Friday, April 12, 2013

Polygamy

I was thinking about structural differences between a marriage between two parties and an arrangement with more than two parties. Here are two structural differences.

1. Once you have three persons, you have politics, and not just a relationship. You can have alliances.

2. If you are married to one person, a conflict solely about the apportionment of goods between you and the other person can be resolved by your sacrificing your own good. But if there are three or more persons in the marriage, your self-sacrifice won't solve all such problems, because some goods-apportionment conflicts between the people in the marriage will concern goods to parties other than yourself, rather than between your goods and that of another.

Friday, November 5, 2010

Multiple simultaneous sexual relationships

A reader wanted to know if I knew of any secular arguments against multiple simultaneous sexual relationships. I don't have anything fully worked out. But I think my strategy would be first to argue that sexual relationships ought to be love relationships, with the sexual aspect being unitive.

I would then express the following worry about multiple simultaneous sexual relationships. Suppose Sally has ongoing sexual relationships with Sam and Matt. If these are not both love relationships, then they are problematic for that reason. So suppose they are both love relationships. Then I would query: What happens to Sally's union with Sam while Sally is engaging sexual relations with Matt? Either that union persists then or it does not.

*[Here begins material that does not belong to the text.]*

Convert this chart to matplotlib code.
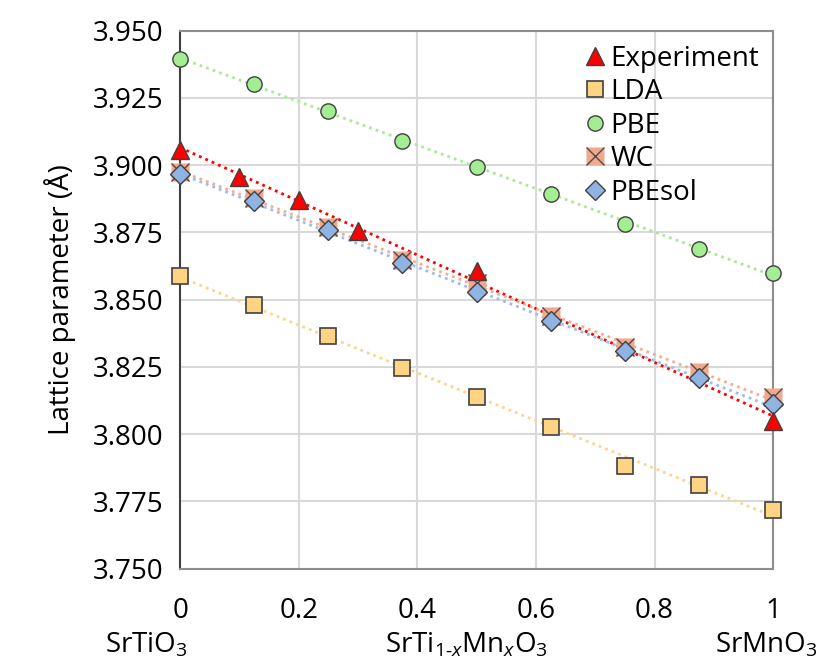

If the union with Matt persists then, then Sally is not giving herself fully to Sam, and her sexual activity with Sam is not expressive to the comprehensive self-giving nature of sexual congress.

If the union with Matt does not persist, then Sally is being unfaithful to her ongoing sexually-consummated love for Matt. She has become united with Matt, but then has severed that union in favor of a union with Sam.

To make this into a full argument, one would need to argue that one ought to be faithful to love, that sexual relations are supposed to be unitive, and that sexual activity outside the context of a love relationship is morally inappropriate.